Input data -
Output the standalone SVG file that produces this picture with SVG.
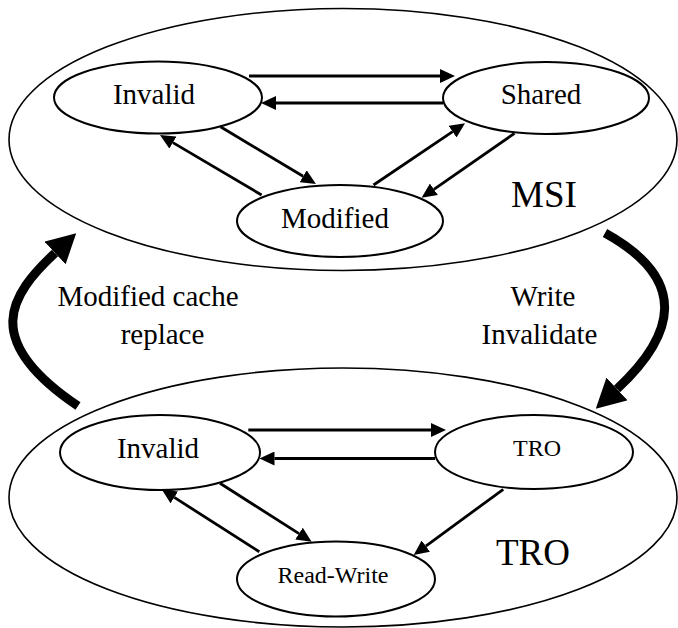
<svg xmlns="http://www.w3.org/2000/svg" width="678" height="628" viewBox="0 0 678 628">
  <style>
    .group { fill: none; stroke: #000; stroke-width: 1.6; }
    .state { fill: #fff; stroke: #000; stroke-width: 2; }
    .edge { fill: none; stroke: #000; stroke-width: 2.8; marker-end: url(#head); }
    .switch { fill: none; stroke: #000; stroke-width: 9; marker-end: url(#bighead); }
    text { font-family: "Liberation Serif", "Times New Roman", serif; fill: #000; text-anchor: middle; }
    .lbl { font-size: 29px; }
    .small { font-size: 24px; }
    .title { font-size: 37px; }
  </style>
  <defs>
    <marker id="head" markerUnits="userSpaceOnUse" markerWidth="15" markerHeight="14" refX="0" refY="7" orient="auto">
      <path d="M0,0 L15,7 L0,14 z" fill="#000"/>
    </marker>
    <marker id="bighead" markerUnits="userSpaceOnUse" markerWidth="29" markerHeight="31" refX="0" refY="15.5" orient="auto">
      <path d="M0,0 L29,15.5 L0,31 z" fill="#000"/>
    </marker>
  </defs>

  <!-- protocol containers -->
  <g id="msi">
    <ellipse class="group" cx="343" cy="139.5" rx="334" ry="131"/>
    <text class="title" x="544" y="207">MSI</text>
  </g>
  <g id="tro-protocol">
    <ellipse class="group" cx="343" cy="497.5" rx="334" ry="129.5"/>
    <text class="title" x="533" y="565">TRO</text>
  </g>

  <!-- MSI states -->
  <g id="msi-invalid">
    <ellipse class="state" cx="158" cy="97.5" rx="104" ry="36"/>
    <text class="lbl" x="154" y="104">Invalid</text>
  </g>
  <g id="msi-shared">
    <ellipse class="state" cx="546" cy="98" rx="103" ry="36"/>
    <text class="lbl" x="541" y="104">Shared</text>
  </g>
  <g id="msi-modified">
    <ellipse class="state" cx="340" cy="221" rx="103" ry="36"/>
    <text class="lbl" x="335" y="228">Modified</text>
  </g>

  <!-- TRO states -->
  <g id="tro-invalid">
    <ellipse class="state" cx="160" cy="452.5" rx="100" ry="37.5"/>
    <text class="lbl" x="158" y="458">Invalid</text>
  </g>
  <g id="tro-tro">
    <ellipse class="state" cx="534" cy="452" rx="99" ry="37"/>
    <text class="small" x="537" y="456">TRO</text>
  </g>
  <g id="tro-readwrite">
    <ellipse class="state" cx="336" cy="579" rx="99" ry="37.5"/>
    <text class="small" x="333" y="583">Read-Write</text>
  </g>

  <!-- transitions -->
  <g id="connectors">
    <path class="edge" d="M249,76 L440,76"/>
    <path class="edge" d="M443,103 L276,103"/>
    <path class="edge" d="M220.5,126.7 L303.1,176.3"/>
    <path class="edge" d="M261.6,195 L172.9,142.6"/>
    <path class="edge" d="M373.5,185 L452.6,131.7"/>
    <path class="edge" d="M514.5,133.3 L433.9,189.3"/>

    <path class="edge" d="M248.3,430 L431,430"/>
    <path class="edge" d="M435,458.5 L274.5,458.5"/>
    <path class="edge" d="M220,483.3 L299,533.6"/>
    <path class="edge" d="M259.3,551.7 L174.3,497.4"/>
    <path class="edge" d="M503.3,489.3 L425.8,546.1"/>

    <path class="switch" d="M78,406 C-20,340 10,295 55,253"/>
    <path class="switch" d="M605,233 C690,280 675,335 617,389"/>
  </g>

  <!-- transition labels -->
  <g id="labels">
    <text class="lbl" x="148" y="306">Modified cache</text>
    <text class="lbl" x="162.5" y="344">replace</text>
    <text class="lbl" x="543" y="306">Write</text>
    <text class="lbl" x="539.5" y="344">Invalidate</text>
  </g>
</svg>
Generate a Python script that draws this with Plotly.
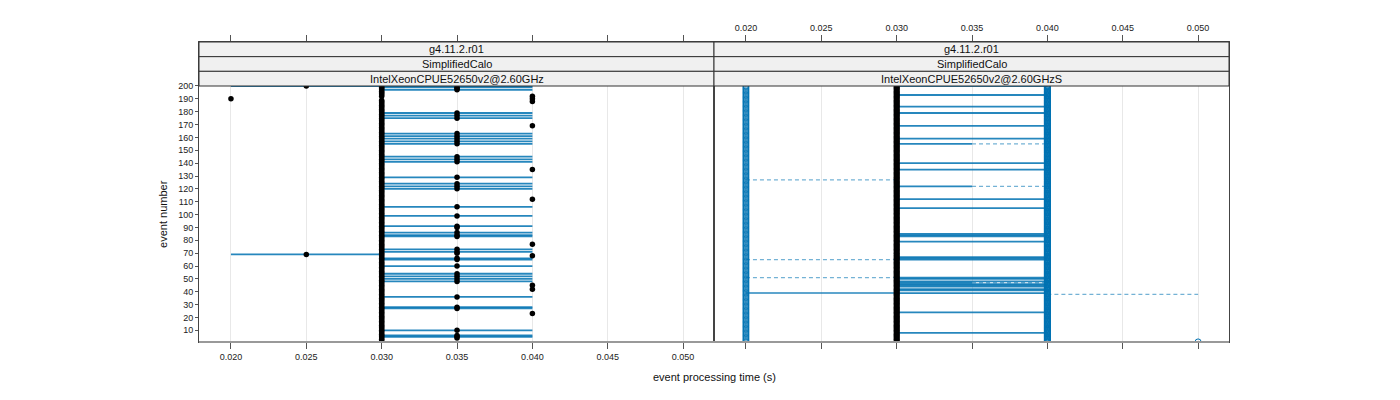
import plotly.graph_objects as go

# ---------------- data ----------------
x_ticks = [0.020, 0.025, 0.030, 0.035, 0.040, 0.045, 0.050]
x_tick_labels = ["0.020", "0.025", "0.030", "0.035", "0.040", "0.045", "0.050"]
y_ticks = list(range(10, 201, 10))

strip_rows = ["g4.11.2.r01", "SimplifiedCalo"]
left_strip = "IntelXeonCPUE52650v2@2.60GHz"
right_strip = "IntelXeonCPUE52650v2@2.60GHzS"

# left panel: event numbers at each processing time (black points)
left_evt_020 = [190]
left_evt_025 = [200, 69]
left_evt_030 = [e for e in range(1, 201) if e not in (190, 191)]
left_evt_035 = [197, 198, 199, 175, 177, 179, 155, 157, 159, 161, 163, 141, 143, 145,
                129, 120, 122, 124, 106, 99, 90, 91, 83, 84, 86, 70, 71, 73, 65, 66,
                60, 48, 50, 52, 54, 36, 27, 28, 10, 4, 5, 6]
left_evt_040 = [188, 190, 192, 169, 135, 112, 77, 68, 45, 42, 23]

# left panel: blue connecting lines (start time, end time, event)
left_line_evt = [199, 197, 179, 177, 175, 163, 161, 159, 157, 155, 145, 143, 141, 129,
                 124, 122, 120, 106, 99, 91, 86, 84, 83, 73, 71, 66, 65, 60, 54, 52,
                 50, 48, 36, 28, 27, 10, 6, 5]
left_line_start = 0.030
left_line_end = 0.040
left_long_evt = [200, 69]
left_long_start = [0.020, 0.020]
left_long_end = [0.040, 0.030]

# right panel points
right_evt_020 = list(range(1, 201))
right_evt_030 = list(range(1, 201))
right_evt_040 = list(range(1, 201))
right_evt_050 = [1]

# right panel lines
right_solid_evt = [200, 193, 184, 179, 169, 159, 140, 135, 112, 105, 85, 84, 83, 79,
                   67, 66, 65, 51, 50, 48, 46, 45, 44, 42, 41, 39, 24, 8]
right_half_evt = [155, 122, 47]          # solid 0.030-0.035 then dashed to 0.040
right_dash_low_evt = [127, 65, 51]       # dashed 0.020-0.030
right_solid_low_evt = [39]               # solid 0.020-0.030
right_dash_high_evt = [38]               # dashed 0.040-0.050

BLUE = "#0072B2"
LINE = "rgba(0,114,178,0.85)"
DASH = "rgba(0,114,178,0.55)"
FONT = "Liberation Sans, Arial, sans-serif"


def segs(evts, x0, x1):
    xs, ys = [], []
    x0s = x0 if isinstance(x0, list) else [x0] * len(evts)
    x1s = x1 if isinstance(x1, list) else [x1] * len(evts)
    for e, a, b in zip(evts, x0s, x1s):
        xs += [a, b, None]
        ys += [e, e, None]
    return xs, ys


fig = go.Figure()

# ---- left panel lines ----
for evts, a, b in [(left_line_evt, left_line_start, left_line_end),
                   (left_long_evt, left_long_start, left_long_end)]:
    xs, ys = segs(evts, a, b)
    fig.add_trace(go.Scatter(x=xs, y=ys, mode="lines", xaxis="x", yaxis="y",
                             line=dict(color=LINE, width=1.8), hoverinfo="skip"))

# ---- left panel points ----
for t, evts in [(0.020, left_evt_020), (0.025, left_evt_025), (0.030, left_evt_030),
                (0.035, left_evt_035), (0.040, left_evt_040)]:
    fig.add_trace(go.Scatter(x=[t] * len(evts), y=evts, mode="markers", xaxis="x", yaxis="y",
                             marker=dict(color="black", size=5.5, line=dict(width=0))))

# ---- right panel lines ----
xs, ys = segs(right_solid_evt, 0.030, 0.040)
fig.add_trace(go.Scatter(x=xs, y=ys, mode="lines", xaxis="x2", yaxis="y2",
                         line=dict(color=LINE, width=1.8), hoverinfo="skip"))
xs, ys = segs(right_half_evt, 0.030, 0.035)
fig.add_trace(go.Scatter(x=xs, y=ys, mode="lines", xaxis="x2", yaxis="y2",
                         line=dict(color=LINE, width=1.8), hoverinfo="skip"))
xs, ys = segs(right_solid_low_evt, 0.020, 0.030)
fig.add_trace(go.Scatter(x=xs, y=ys, mode="lines", xaxis="x2", yaxis="y2",
                         line=dict(color=LINE, width=1.4), hoverinfo="skip"))
for evts, a, b in [(right_half_evt, 0.035, 0.040), (right_dash_low_evt, 0.020, 0.030),
                   (right_dash_high_evt, 0.040, 0.050)]:
    xs, ys = segs(evts, a, b)
    fig.add_trace(go.Scatter(x=xs, y=ys, mode="lines", xaxis="x2", yaxis="y2",
                             line=dict(color=DASH, width=1.3, dash="4px,3px"), hoverinfo="skip"))

# ---- right panel points ----
fig.add_trace(go.Scatter(x=[0.030] * len(right_evt_030), y=right_evt_030, mode="markers",
                         xaxis="x2", yaxis="y2",
                         marker=dict(color="black", size=6, line=dict(width=0))))
for t, evts, lw in [(0.020, right_evt_020, 0.8), (0.040, right_evt_040, 1.2),
                    (0.050, right_evt_050, 1.0)]:
    fig.add_trace(go.Scatter(x=[t] * len(evts), y=evts, mode="markers", xaxis="x2", yaxis="y2",
                             marker=dict(symbol="circle-open", color=BLUE, size=6,
                                         line=dict(width=lw, color=BLUE))))

x_range = [0.01788, 0.05205]
y_range = [0.93, 234.2]
axis_common = dict(range=x_range, tickvals=x_ticks, ticktext=x_tick_labels,
                   showgrid=True, gridcolor="#e8e8e8", gridwidth=1, zeroline=False,
                   showline=True, linecolor="#444", linewidth=1, mirror="ticks",
                   ticks="outside", ticklen=6, tickcolor="#555",
                   tickfont=dict(family=FONT, size=9, color="#222"))

fig.update_layout(
    width=1400, height=400,
    margin=dict(l=191, r=179, t=34, b=66),
    paper_bgcolor="white", plot_bgcolor="white",
    showlegend=False,
    xaxis=dict(domain=[0, 0.5], anchor="y", side="bottom", **axis_common),
    xaxis2=dict(domain=[0.5, 1], anchor="y2", side="top", **axis_common),
    yaxis=dict(domain=[0, 1], anchor="x", range=y_range, tickvals=y_ticks,
               showgrid=False, zeroline=False, showline=True, linecolor="#444",
               linewidth=1, mirror=True, ticks="outside", ticklen=3, tickcolor="#555",
               tickfont=dict(family=FONT, size=9, color="#222")),
    yaxis2=dict(domain=[0, 1], anchor="x2", range=y_range, showticklabels=False,
                showgrid=False, zeroline=False, showline=True, linecolor="#444",
                linewidth=1, mirror=True, ticks=""),
)

# strips (three rows over each panel)
edges = [1.0, 0.9511, 0.9022, 0.8533]
shapes = []
annotations = []
for (x0, x1, last) in [(0, 0.5, left_strip), (0.5, 1, right_strip)]:
    labels = strip_rows + [last]
    for i, lab in enumerate(labels):
        shapes.append(dict(type="rect", xref="paper", yref="paper", x0=x0, x1=x1,
                           y0=edges[i + 1], y1=edges[i], fillcolor="#f0f0f0",
                           line=dict(color="#333", width=1), layer="above"))
        annotations.append(dict(xref="paper", yref="paper", x=(x0 + x1) / 2,
                                y=(edges[i] + edges[i + 1]) / 2, text=lab, showarrow=False,
                                font=dict(family=FONT, size=11, color="#111"),
                                xanchor="center", yanchor="middle"))
# gray bottom axis line
shapes.append(dict(type="line", xref="paper", yref="paper", x0=0, x1=1, y0=0, y1=0,
                   line=dict(color="#999", width=2), layer="above"))

annotations.append(dict(xref="paper", yref="paper", x=0.5, y=-0.117, text="event processing time (s)",
                        showarrow=False, font=dict(family=FONT, size=11, color="#111"),
                        xanchor="center", yanchor="middle"))
annotations.append(dict(xref="paper", yref="paper", x=-0.035, y=0.4267, text="event number",
                        textangle=-90, showarrow=False,
                        font=dict(family=FONT, size=11, color="#111"),
                        xanchor="center", yanchor="middle"))

fig.update_layout(shapes=shapes, annotations=annotations)

fig.write_html("out.html")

Requirements - Return each line where "with" shows up.

Result of this exercise -
Output the standalone SVG file that produces this picture with SVG.
Generate a Python script that draws this with Plotly.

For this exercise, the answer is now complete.